Di jaman modern sekarang ini, peperangan dilakukan dari jarak jauh. Jika sebuah negara tidak memiliki pertahahan udara yang memadai, maka harus bersiap-siap untuk di-bully oleh lawan.
Kondisi SAM Indonesia saat ini memang memrihatinkan, karena mengandalkan S-60 retrofit, Bofors, Grom dan RBS-70 yang sudah tua. Ada pembelian startreak serta oerlikon skyshield, namun itu pun untuk pertahanan jarak pendek.

Usulan pengadaan pertahanan udara jarak menegah, sebenarnya sempat dilontarkan oleh Arhanud, karena situasi modern, sangat membutuhkan pertahanan menengah. Namun siapakah nantinya memegang sistem pertahanan udara jarak menengah-jauh  ini masih dilematis. Apakah di tangan Arhanud TNI AD atau di tangan TNI AU yang memang memiliki tugas pertahanan wilayah.
Wakil Menteri Pertahanan Sjafrie Sjamsoeddin sempat menyinggung tentang perlunya rudal jarak menengah. Semoga yang dimaksud Wamenhan bukan Astros II yang dipasang amunisi peluru kendali. Sistem anti-udara S-300 family buatan Rusia patut dijadikan kandidat. Konflik di Suriah menunjukkan S-300 merupakan senjata deteren bagi pihak lawan.

Untuk sistem rudal sejak dulu Indonesia telah dekat dengan Uni-Soviet/Rusia. Jika pada tahun 1960-an TNI memiliki rudal antikapal permukaan KS-1 Komet dan rudal anti-udara jarak pendek, kini TNI memiliki Yakhont dan seharusnya rudal anti-udara jarak menengah. Tujuan dari sistem senjata anti-udara jarak menengah-jauh ini, tidak lain untuk objek vital nasional yang bersifat strategis.

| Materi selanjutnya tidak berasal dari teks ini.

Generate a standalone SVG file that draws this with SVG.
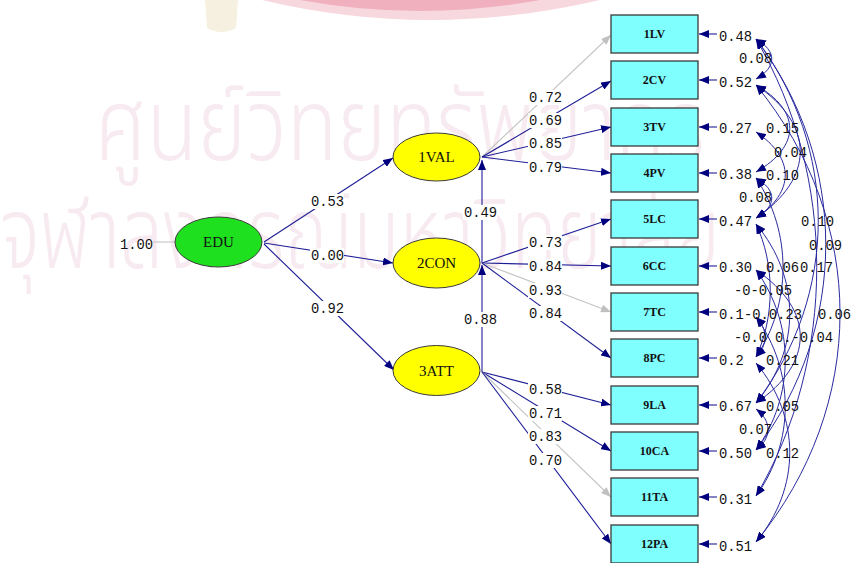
<svg xmlns="http://www.w3.org/2000/svg" width="854" height="563" viewBox="0 0 854 563">
<style>
.num{font-family:"Liberation Mono","Courier New",monospace;font-size:13.8px;fill:#111}
.lat{font-family:"Liberation Serif","Times New Roman",serif;font-size:15px;fill:#111;text-anchor:middle}
.obs{font-family:"Liberation Serif","Times New Roman",serif;font-size:12px;font-weight:bold;fill:#111;text-anchor:middle}
.box{fill:#80ffff;stroke:#3a3a3a;stroke-width:1.3}
.ell{stroke:#3a3a3a;stroke-width:1}
.ln{stroke:#1e1e96;stroke-width:1.1;fill:none}
.gl{stroke:#c4c4c4;stroke-width:1.1;fill:none}
.arc{stroke:#2a2aa0;stroke-width:1;fill:none}
.bg{fill:#ffffff}
.wm{font-family:"Noto Sans Thai","Noto Sans","DejaVu Sans",sans-serif;font-weight:300;fill:#f7eaf0}
</style>
<defs>
<marker id="ah" viewBox="0 0 10 8" refX="10" refY="4" markerWidth="10" markerHeight="8" markerUnits="userSpaceOnUse" orient="auto-start-reverse"><path d="M0,0 L10,4 L0,8 z" fill="#00007f"/></marker>
<marker id="ag" viewBox="0 0 10 8" refX="10" refY="4" markerWidth="10" markerHeight="8" markerUnits="userSpaceOnUse" orient="auto"><path d="M0,0 L10,4 L0,8 z" fill="#c0c0c0"/></marker>
</defs>
<rect width="854" height="563" fill="#ffffff"/>
<g id="watermark">
<path d="M262,0 Q430,40 600,0 Z" fill="#f8d8df"/>
<path d="M300,0 Q420,22 540,0 Z" fill="#f0b0be"/>
<path d="M205,0 L238,0 L236,28 Q221,36 207,28 Z" fill="#f5f0e0"/>
<text class="wm" x="95" y="160" font-size="100" textLength="610" lengthAdjust="spacingAndGlyphs">ศูนย์วิทยทรัพยากร</text>
<text class="wm" x="0" y="268" font-size="100" textLength="720" lengthAdjust="spacingAndGlyphs">จุฬาลงกรณ์มหาวิทยาลัย</text>
</g>
<g id="connectors">
<line class="gl" x1="153" y1="242" x2="175" y2="242"/>
<line class="ln" x1="264" y1="242" x2="393" y2="158" marker-end="url(#ah)"/>
<line class="ln" x1="264" y1="243" x2="393" y2="263" marker-end="url(#ah)"/>
<line class="ln" x1="264" y1="244" x2="394" y2="370" marker-end="url(#ah)"/>
<line class="ln" x1="482" y1="263" x2="482" y2="160" marker-end="url(#ah)"/>
<line class="ln" x1="482" y1="372" x2="482" y2="265" marker-end="url(#ah)"/>
<line class="gl" x1="482" y1="157" x2="611" y2="35" marker-end="url(#ag)"/>
<line class="ln" x1="482" y1="157" x2="611" y2="81" marker-end="url(#ah)"/>
<line class="ln" x1="482" y1="157" x2="611" y2="127" marker-end="url(#ah)"/>
<line class="ln" x1="482" y1="157" x2="611" y2="173" marker-end="url(#ah)"/>
<line class="ln" x1="482" y1="263" x2="611" y2="219" marker-end="url(#ah)"/>
<line class="ln" x1="482" y1="263" x2="611" y2="266" marker-end="url(#ah)"/>
<line class="gl" x1="482" y1="263" x2="611" y2="312" marker-end="url(#ag)"/>
<line class="ln" x1="482" y1="263" x2="611" y2="358" marker-end="url(#ah)"/>
<line class="ln" x1="482" y1="372" x2="611" y2="405" marker-end="url(#ah)"/>
<line class="ln" x1="482" y1="372" x2="611" y2="451" marker-end="url(#ah)"/>
<line class="gl" x1="482" y1="372" x2="611" y2="497" marker-end="url(#ag)"/>
<line class="ln" x1="482" y1="372" x2="611" y2="544" marker-end="url(#ah)"/>
<line class="ln" x1="717" y1="34" x2="699" y2="34" marker-end="url(#ah)"/>
<line class="ln" x1="717" y1="80" x2="699" y2="80" marker-end="url(#ah)"/>
<line class="ln" x1="717" y1="127" x2="699" y2="127" marker-end="url(#ah)"/>
<line class="ln" x1="717" y1="173" x2="699" y2="173" marker-end="url(#ah)"/>
<line class="ln" x1="717" y1="219" x2="699" y2="219" marker-end="url(#ah)"/>
<line class="ln" x1="717" y1="266" x2="699" y2="266" marker-end="url(#ah)"/>
<line class="ln" x1="717" y1="312" x2="699" y2="312" marker-end="url(#ah)"/>
<line class="ln" x1="717" y1="358" x2="699" y2="358" marker-end="url(#ah)"/>
<line class="ln" x1="717" y1="405" x2="699" y2="405" marker-end="url(#ah)"/>
<line class="ln" x1="717" y1="451" x2="699" y2="451" marker-end="url(#ah)"/>
<line class="ln" x1="717" y1="497" x2="699" y2="497" marker-end="url(#ah)"/>
<line class="ln" x1="717" y1="544" x2="699" y2="544" marker-end="url(#ah)"/>
<path class="arc" d="M756,39 C777,51 777,67 756,79" marker-start="url(#ah)" marker-end="url(#ah)"/>
<path class="arc" d="M756,85 C801,111 801,146 756,172" marker-start="url(#ah)" marker-end="url(#ah)"/>
<path class="arc" d="M756,85 C815,125 815,178 756,218" marker-start="url(#ah)" marker-end="url(#ah)"/>
<path class="arc" d="M756,132 C795,158 795,192 756,218" marker-start="url(#ah)" marker-end="url(#ah)"/>
<path class="arc" d="M756,178 C777,190 777,206 756,218" marker-start="url(#ah)" marker-end="url(#ah)"/>
<path class="arc" d="M756,39 C839,148 839,294 756,403" marker-start="url(#ah)" marker-end="url(#ah)"/>
<path class="arc" d="M756,39 C849,162 849,327 756,450" marker-start="url(#ah)" marker-end="url(#ah)"/>
<path class="arc" d="M756,178 C792,232 792,303 756,357" marker-start="url(#ah)" marker-end="url(#ah)"/>
<path class="arc" d="M756,39 C837,176 837,359 756,496" marker-start="url(#ah)" marker-end="url(#ah)"/>
<path class="arc" d="M756,224 C775,264 775,317 756,357" marker-start="url(#ah)" marker-end="url(#ah)"/>
<path class="arc" d="M756,224 C801,278 801,349 756,403" marker-start="url(#ah)" marker-end="url(#ah)"/>
<path class="arc" d="M756,85 C868,222 868,405 756,542" marker-start="url(#ah)" marker-end="url(#ah)"/>
<path class="arc" d="M756,317 C768,329 768,345 756,357" marker-start="url(#ah)" marker-end="url(#ah)"/>
<path class="arc" d="M756,270 C815,310 815,363 756,403" marker-start="url(#ah)" marker-end="url(#ah)"/>
<path class="arc" d="M756,270 C795,324 795,396 756,450" marker-start="url(#ah)" marker-end="url(#ah)"/>
<path class="arc" d="M756,317 C795,371 795,442 756,496" marker-start="url(#ah)" marker-end="url(#ah)"/>
<path class="arc" d="M756,409 C772,421 772,438 756,450" marker-start="url(#ah)" marker-end="url(#ah)"/>
<path class="arc" d="M756,363 C801,417 801,488 756,542" marker-start="url(#ah)" marker-end="url(#ah)"/>
</g>
<g id="path-labels">
<rect class="bg" x="310" y="194" width="34" height="15"/><text class="num" x="311" y="206">0.53</text>
<rect class="bg" x="310" y="248" width="34" height="15"/><text class="num" x="311" y="260">0.00</text>
<rect class="bg" x="310" y="301" width="34" height="15"/><text class="num" x="311" y="313">0.92</text>
<rect class="bg" x="463" y="205" width="34" height="15"/><text class="num" x="464" y="217">0.49</text>
<rect class="bg" x="463" y="312" width="34" height="15"/><text class="num" x="464" y="324">0.88</text>
<rect class="bg" x="528" y="90" width="34" height="15"/><text class="num" x="529" y="102">0.72</text>
<rect class="bg" x="528" y="113" width="34" height="15"/><text class="num" x="529" y="125">0.69</text>
<rect class="bg" x="528" y="136" width="34" height="15"/><text class="num" x="529" y="148">0.85</text>
<rect class="bg" x="528" y="160" width="34" height="15"/><text class="num" x="529" y="172">0.79</text>
<rect class="bg" x="528" y="235" width="34" height="15"/><text class="num" x="529" y="247">0.73</text>
<rect class="bg" x="528" y="259" width="34" height="15"/><text class="num" x="529" y="271">0.84</text>
<rect class="bg" x="528" y="283" width="34" height="15"/><text class="num" x="529" y="295">0.93</text>
<rect class="bg" x="528" y="306" width="34" height="15"/><text class="num" x="529" y="318">0.84</text>
<rect class="bg" x="528" y="382" width="34" height="15"/><text class="num" x="529" y="394">0.58</text>
<rect class="bg" x="528" y="406" width="34" height="15"/><text class="num" x="529" y="418">0.71</text>
<rect class="bg" x="528" y="429" width="34" height="15"/><text class="num" x="529" y="441">0.83</text>
<rect class="bg" x="528" y="453" width="34" height="15"/><text class="num" x="529" y="465">0.70</text>
<text class="num" x="120" y="249">1.00</text>
</g>
<g id="error-labels">
<text class="num" x="719" y="41">0.48</text>
<text class="num" x="719" y="87">0.52</text>
<text class="num" x="719" y="133">0.27</text>
<text class="num" x="719" y="179">0.38</text>
<text class="num" x="719" y="226">0.47</text>
<text class="num" x="719" y="272">0.30</text>
<text class="num" x="719" y="319">0.1</text>
<text class="num" x="719" y="365">0.2</text>
<text class="num" x="719" y="411">0.67</text>
<text class="num" x="719" y="458">0.50</text>
<text class="num" x="719" y="504">0.31</text>
<text class="num" x="719" y="551">0.51</text>
</g>
<g id="cov-labels">
<text class="num" x="739" y="63">0.08</text>
<text class="num" x="766" y="133">0.15</text>
<text class="num" x="774" y="157">0.04</text>
<text class="num" x="766" y="180">0.10</text>
<text class="num" x="739" y="202">0.08</text>
<text class="num" x="801" y="226">0.10</text>
<text class="num" x="809" y="250">0.09</text>
<text class="num" x="766" y="272">0.06</text>
<text class="num" x="800" y="272">0.17</text>
<text class="num" x="734" y="295">-0-0.05</text>
<text class="num" x="744" y="319">-0.0.23</text>
<text class="num" x="818" y="319">0.06</text>
<text class="num" x="734" y="342">-0.0</text>
<text class="num" x="775" y="342">0.-0.04</text>
<text class="num" x="766" y="365">0.21</text>
<text class="num" x="766" y="411">0.05</text>
<text class="num" x="739" y="434">0.07</text>
<text class="num" x="766" y="458">0.12</text>
</g>
<g id="EDU"><ellipse class="ell" cx="218.5" cy="242" rx="43.5" ry="25" fill="#1ee01e"/><text class="lat" x="218.5" y="247">EDU</text></g>
<g id="VAL"><ellipse class="ell" cx="436.5" cy="157" rx="43.5" ry="24" fill="#ffff00"/><text class="lat" x="436.5" y="162">1VAL</text></g>
<g id="CON"><ellipse class="ell" cx="436.5" cy="263" rx="43.5" ry="25" fill="#ffff00"/><text class="lat" x="436.5" y="268">2CON</text></g>
<g id="ATT"><ellipse class="ell" cx="436.5" cy="370.5" rx="43.5" ry="25" fill="#ffff00"/><text class="lat" x="436.5" y="375.5">3ATT</text></g>
<g id="LV"><rect class="box" x="611" y="15" width="87" height="38"/><text class="obs" x="654.5" y="38">1LV</text></g>
<g id="CV"><rect class="box" x="611" y="61" width="87" height="38"/><text class="obs" x="654.5" y="84">2CV</text></g>
<g id="TV"><rect class="box" x="611" y="108" width="87" height="38"/><text class="obs" x="654.5" y="131">3TV</text></g>
<g id="PV"><rect class="box" x="611" y="154" width="87" height="38"/><text class="obs" x="654.5" y="177">4PV</text></g>
<g id="LC"><rect class="box" x="611" y="200" width="87" height="38"/><text class="obs" x="654.5" y="223">5LC</text></g>
<g id="CC"><rect class="box" x="611" y="247" width="87" height="38"/><text class="obs" x="654.5" y="270">6CC</text></g>
<g id="TC"><rect class="box" x="611" y="293" width="87" height="38"/><text class="obs" x="654.5" y="316">7TC</text></g>
<g id="PC"><rect class="box" x="611" y="339" width="87" height="38"/><text class="obs" x="654.5" y="362">8PC</text></g>
<g id="LA"><rect class="box" x="611" y="386" width="87" height="38"/><text class="obs" x="654.5" y="409">9LA</text></g>
<g id="CA"><rect class="box" x="611" y="432" width="87" height="38"/><text class="obs" x="654.5" y="455">10CA</text></g>
<g id="TA"><rect class="box" x="611" y="478" width="87" height="38"/><text class="obs" x="654.5" y="501">11TA</text></g>
<g id="PA"><rect class="box" x="611" y="525" width="87" height="38"/><text class="obs" x="654.5" y="548">12PA</text></g>
</svg>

Untuk unsur pasukan, Kualitas dan jumlah personel pertahanan: Kostrad, Marinir, Paskhas terus ditingkatkan diselaraskan dengan keberadaan komponen Cadangan Pertahanan.

Tidak kalah penting adalah meningkatan kemampuan industri militer dalam negeri seperti: LAPAN, Pindad, PT PAL, PT DI, BPPT, PT Dahana dan sebagainya. Diharapkan pada renstra 2, tank medium Pindad telah menemukan bentuknya. Begitu pula dengan kapal selam Changbogo yang sudah diproduksi di dalam negeri, Roket Rhan, C-705 anti-kapal serta prototype IFX. Bagaimana menurut Anda ? (JKGR).